George Muench, the club’s treasurer, opened the meeting by providing some historical context behind the fundraiser. In 2005, Kingston’s walls were beginning to crumble, so the club commissioned a feasibility study to determine if they should rehab the building or build a new structure. Ultimately, they decided to knock down the old building and start fresh.

In February 2006, they took out a loan with TD Bank, but the club ran into additional costs when they encountered unforeseen foundation issues. So in April 2006, they went back to TD Bank and asked for an additional $500,000 on top of the initial loan.

Around 2011, membership was steadily declining and, with it, the club’s revenues. They began to default on their loan, and the club entered into a forbearance agreement with TD to delay foreclosure until December 2012.

In the years since, the club has repeatedly negotiated with TD. As of October 2018, TD Bank filed a civil summons against the club, and they submitted a request for default against the club in February 2019. In October 2019, TD agreed to accept a request package to get the club through one more season. 

All the while, Kingston’s revenues were steadily declining. In 2005, Kingston was annually bringing in around $200,000. In 2019, the club brought in only $69,000, which Muench said doesn’t cover their operating expenses let alone their loan payments. Muench said when they most recently went to TD Bank, they had no financials to show them and working something else out just wasn’t feasible. 

As it currently stands, the club’s principal balance is $320,000, and they’re $67,000 in arrears. Their accrued interest is $71,000, and they have about $9,000 in late charges. In total, they owe TD Bank just short of $400,000.  

According to Muench, TD is proceeding forward with foreclosure and has ordered an appraisal of the property. He said at their current rate, they’ll most likely seize the title to the property within the next two to three months and will have a sheriff’s sale in about six or more months. 

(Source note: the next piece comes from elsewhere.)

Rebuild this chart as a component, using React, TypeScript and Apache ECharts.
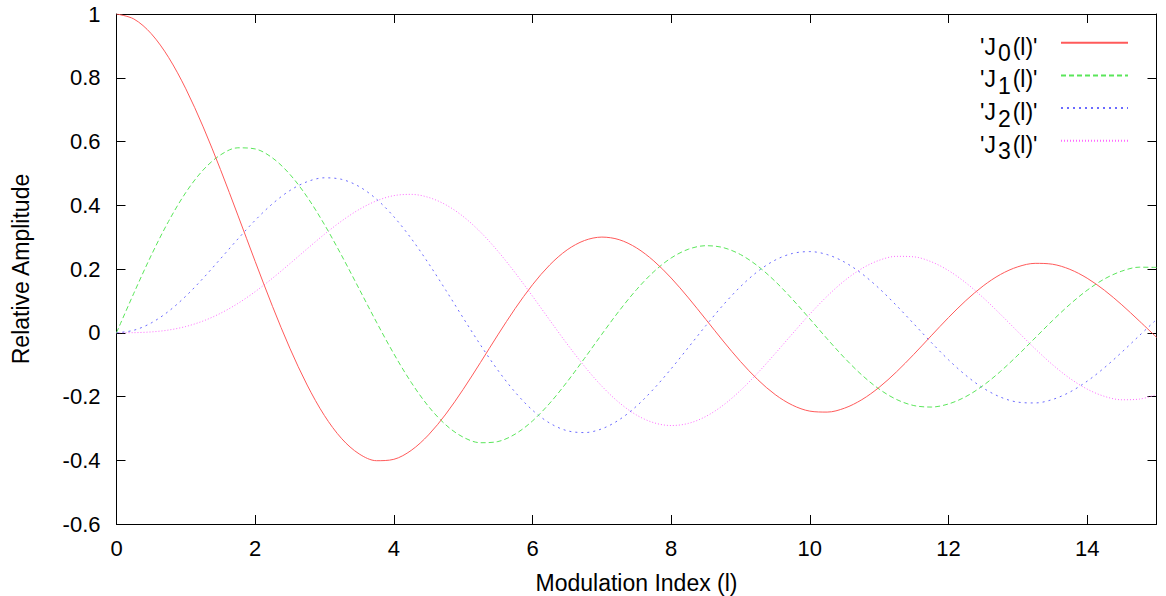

Muench said Kingston’s goal is to show TD some sort of financials. He said his research has shown that “bad loans” can typically be forgiven for 25 cents on the dollar, so he calculated that if Kingston can generate $100,000, TD may be inclined to cease their foreclosure proceedings. 

He said there’s no guarantee that even if they raise $100,000, TD will negotiate with them. For that reason, the club is currently only asking for pledges. 

Community members were asked to fill out a form or send an email to the club indicating how much they are willing to donate. The two-week fundraising effort will take place until Sunday, Feb. 9. At that time, the club will sum up their total number of pledges and approach TD Bank to tell them how much they expect from pledges. 

Martha Gaston, senior corporate communications manager at TD, said the bank could not comment on the matter. 

“TD Bank’s customers expect that their transactions with us will remain confidential,” Gaston said. “For that reason, TD cannot further discuss the details of this matter other than to affirm that the bank strives to work with all customers to avoid litigation if possible.”

Greg Geraci, a board member at Kingston, said the fundraiser isn’t just about saving the pool itself, but also saving the land. He said the property could be sold to a business that would generate more congestion and traffic in the neighborhood.

“This is kind of our last chance to save it,” he said.

Kathleen Stankus, the aquatic director at Kingston, said the club has a strategic new business plan if they get out from under the loan. She said they’re working on bringing new summer camps in, a new snack bar owner and new swimming school programming. Stankus said the club is also slated to host the Tri-County Swimming Championships in 2021. The host organization typically brings in between $30,000 to $50,000. 

“I do believe that with our loan debt cleared and a bit of teamwork from our membership, we can make Kingston a premiere club in Cherry Hill again,” Stankus said.

Those in attendance at Friday’s meeting lamented the thought of the pool closing. Mary Beth Neiman said the pool was a special part of her children’s childhood and how she came to make friends herself.

“This is how I know everybody,” Neiman said. “We know everybody because we were members of the pool.”

Carol O’Neill said the club holds a special place for her family as well. She said she was hopeful that the Kingston and greater Cherry Hill community could meet the fundraising goal. 

“To have that sense of community that [Kingston] provided was […] I couldn’t put a dollar figure on that; it was truly priceless,” O’Neill said.